**Work to complete:**
Reproduce the full listing below unchanged, apart from the pictures.

**Collected material:**

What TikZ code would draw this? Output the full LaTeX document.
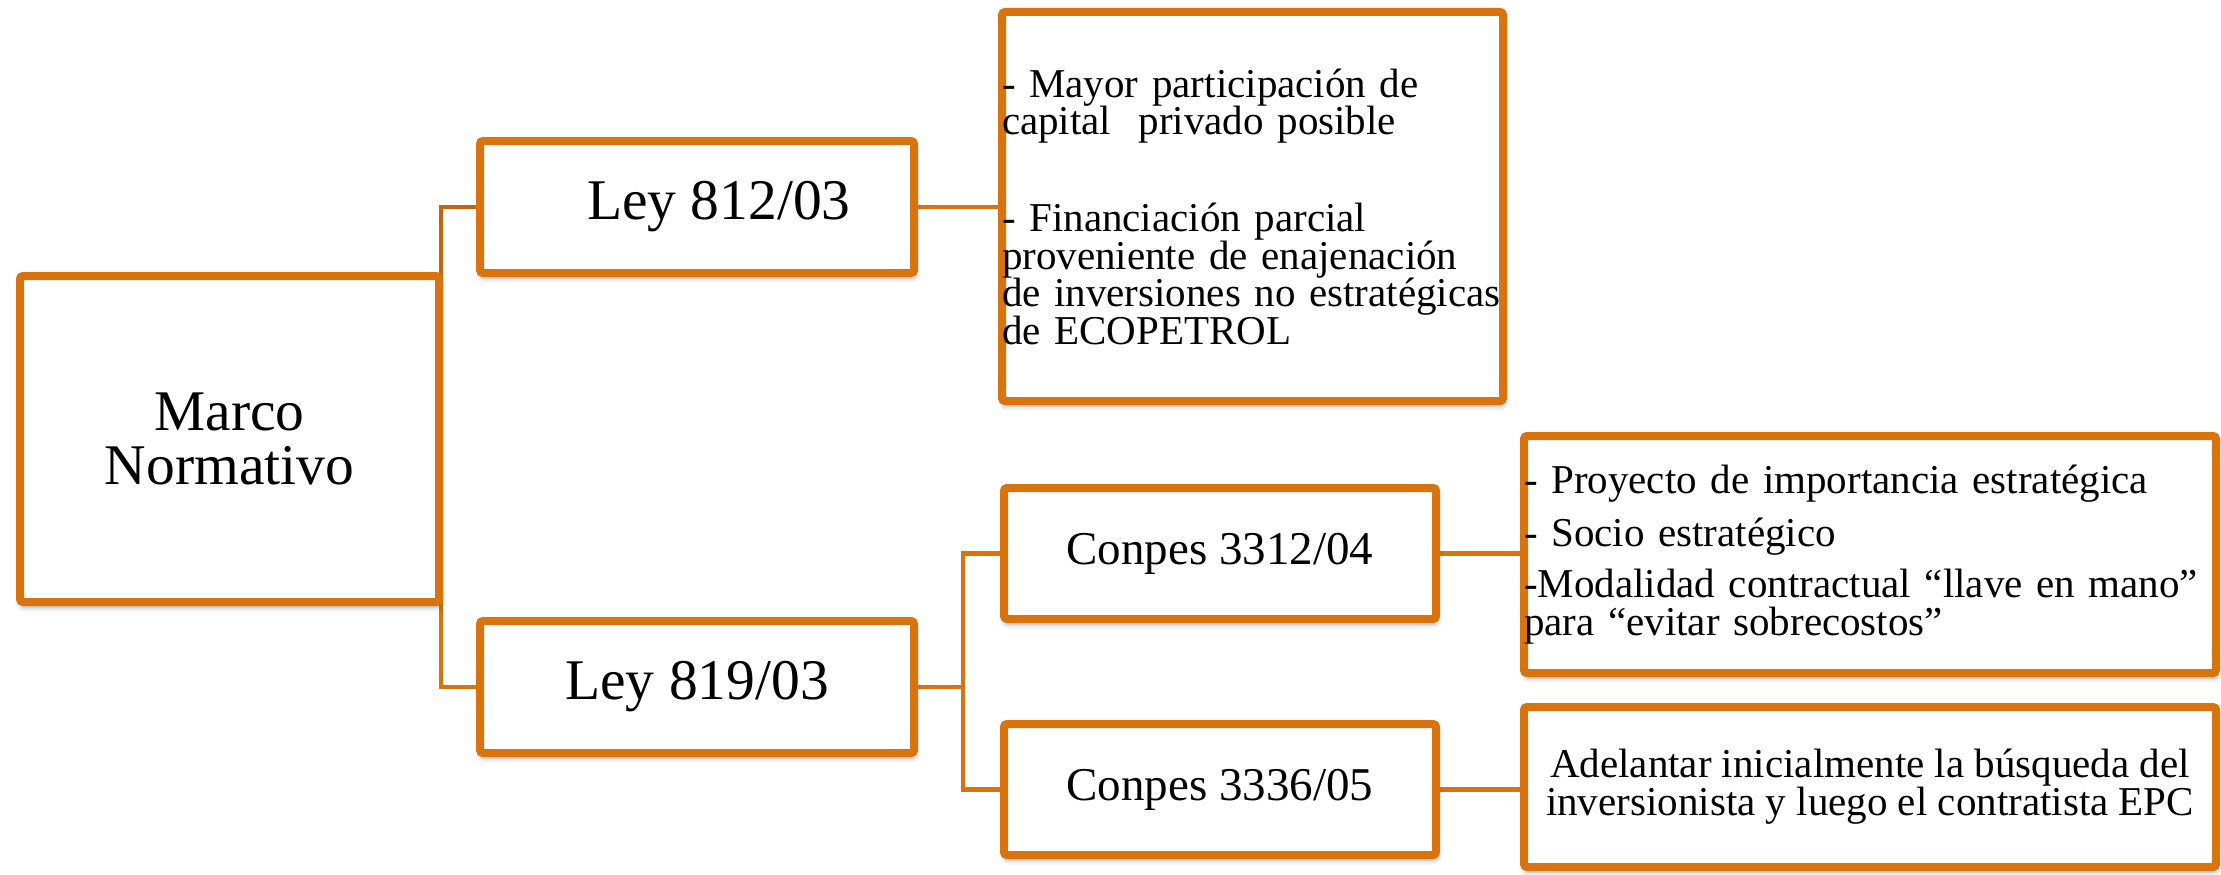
\documentclass[tikz,border=0pt]{standalone}
\usepackage{fontspec}
\setmainfont{Liberation Serif}
\usetikzlibrary{shadows.blur,backgrounds}
\definecolor{orng}{RGB}{217,115,13}
\definecolor{orngdark}{RGB}{196,101,10}
\tikzset{
 box/.style={draw=orng, line width=8pt, fill=white, rounded corners=3pt, inner sep=0pt,
   blur shadow={shadow xshift=1pt, shadow yshift=-5pt, shadow blur radius=5pt, shadow opacity=35}},
 conn/.style={draw=orng, line width=4.5pt},
 body/.style={font=\fontsize{41pt}{37.5pt}\selectfont},
 big/.style={font=\fontsize{57.5pt}{54pt}\selectfont},
 mid/.style={font=\fontsize{47pt}{50pt}\selectfont},
}
\begin{document}
\begin{tikzpicture}[x=1pt,y=-1pt]
\useasboundingbox (0,0) rectangle (2221,875);
% level 0
\node[box, big, minimum width=419pt, minimum height=326pt, align=center] (marco) at (229.5,439) {Marco\\Normativo};
% level 1
\node[box, big, minimum width=434pt, minimum height=132pt] (ley812) at (697,207) {\hspace*{44pt}Ley 812/03};
\node[box, big, minimum width=434pt, minimum height=132pt] (ley819) at (697,687) {Ley 819/03};
% level 2
\node[box, body, minimum width=501pt, minimum height=389pt, text width=501pt, align=left] (b2) at (1252.5,206.5)
 {- Mayor participación de\\capital~ privado posible\\[59.5pt]- Financiación parcial\\proveniente de enajenación\\de inversiones no estratégicas\\de ECOPETROL};
\node[box, mid, minimum width=432pt, minimum height=131pt] (c1) at (1220,553.5) {Conpes 3312/04};
\node[box, mid, minimum width=432pt, minimum height=131pt] (c2) at (1220,789.5) {Conpes 3336/05};
% level 3
\node[box, body, minimum width=692pt, minimum height=237pt, text width=692pt, align=left] (b3) at (1870,554.5)
 {- Proyecto de importancia estratégica\\[15pt]- Socio estratégico\\[14pt]-Modalidad contractual “llave en mano”\\para “evitar sobrecostos”};
\node[box, minimum width=692pt, minimum height=160pt, align=center, font=\fontsize{41pt}{36pt}\selectfont] (b4) at (1870,787)
 {Adelantar inicialmente la búsqueda del\\inversionista y luego el contratista EPC};
% connectors
\begin{scope}[on background layer]
\draw[conn, draw=orngdark] (marco.east) ++(-2,0) |- (ley812.west);
\draw[conn] (marco.east) ++(-2,0) |- (ley819.west);
\draw[conn] (ley812.east) -- (ley812.east -| b2.west);
\draw[conn] (ley819.east) -- ++(45,0) |- (c1.west);
\draw[conn] (ley819.east) ++(45,0) |- (c2.west);
\draw[conn] (c1.east) -- (c1.east -| b3.west);
\draw[conn] (c2.east) -- (c2.east -| b4.west);
\end{scope}
\end{tikzpicture}
\end{document}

**Exercise result:**
What TikZ code would draw this? Output the full LaTeX document.
\documentclass[tikz,border=0pt]{standalone}
\usepackage{fontspec}
\setmainfont{Liberation Serif}
\usetikzlibrary{shadows.blur,backgrounds}
\definecolor{orng}{RGB}{217,115,13}
\definecolor{orngdark}{RGB}{196,101,10}
\tikzset{
 box/.style={draw=orng, line width=8pt, fill=white, rounded corners=3pt, inner sep=0pt,
   blur shadow={shadow xshift=1pt, shadow yshift=-5pt, shadow blur radius=5pt, shadow opacity=35}},
 conn/.style={draw=orng, line width=4.5pt},
 body/.style={font=\fontsize{41pt}{37.5pt}\selectfont},
 big/.style={font=\fontsize{57.5pt}{54pt}\selectfont},
 mid/.style={font=\fontsize{47pt}{50pt}\selectfont},
}
\begin{document}
\begin{tikzpicture}[x=1pt,y=-1pt]
\useasboundingbox (0,0) rectangle (2221,875);
% level 0
\node[box, big, minimum width=419pt, minimum height=326pt, align=center] (marco) at (229.5,439) {Marco\\Normativo};
% level 1
\node[box, big, minimum width=434pt, minimum height=132pt] (ley812) at (697,207) {\hspace*{44pt}Ley 812/03};
\node[box, big, minimum width=434pt, minimum height=132pt] (ley819) at (697,687) {Ley 819/03};
% level 2
\node[box, body, minimum width=501pt, minimum height=389pt, text width=501pt, align=left] (b2) at (1252.5,206.5)
 {- Mayor participación de\\capital~ privado posible\\[59.5pt]- Financiación parcial\\proveniente de enajenación\\de inversiones no estratégicas\\de ECOPETROL};
\node[box, mid, minimum width=432pt, minimum height=131pt] (c1) at (1220,553.5) {Conpes 3312/04};
\node[box, mid, minimum width=432pt, minimum height=131pt] (c2) at (1220,789.5) {Conpes 3336/05};
% level 3
\node[box, body, minimum width=692pt, minimum height=237pt, text width=692pt, align=left] (b3) at (1870,554.5)
 {- Proyecto de importancia estratégica\\[15pt]- Socio estratégico\\[14pt]-Modalidad contractual “llave en mano”\\para “evitar sobrecostos”};
\node[box, minimum width=692pt, minimum height=160pt, align=center, font=\fontsize{41pt}{36pt}\selectfont] (b4) at (1870,787)
 {Adelantar inicialmente la búsqueda del\\inversionista y luego el contratista EPC};
% connectors
\begin{scope}[on background layer]
\draw[conn, draw=orngdark] (marco.east) ++(-2,0) |- (ley812.west);
\draw[conn] (marco.east) ++(-2,0) |- (ley819.west);
\draw[conn] (ley812.east) -- (ley812.east -| b2.west);
\draw[conn] (ley819.east) -- ++(45,0) |- (c1.west);
\draw[conn] (ley819.east) ++(45,0) |- (c2.west);
\draw[conn] (c1.east) -- (c1.east -| b3.west);
\draw[conn] (c2.east) -- (c2.east -| b4.west);
\end{scope}
\end{tikzpicture}
\end{document}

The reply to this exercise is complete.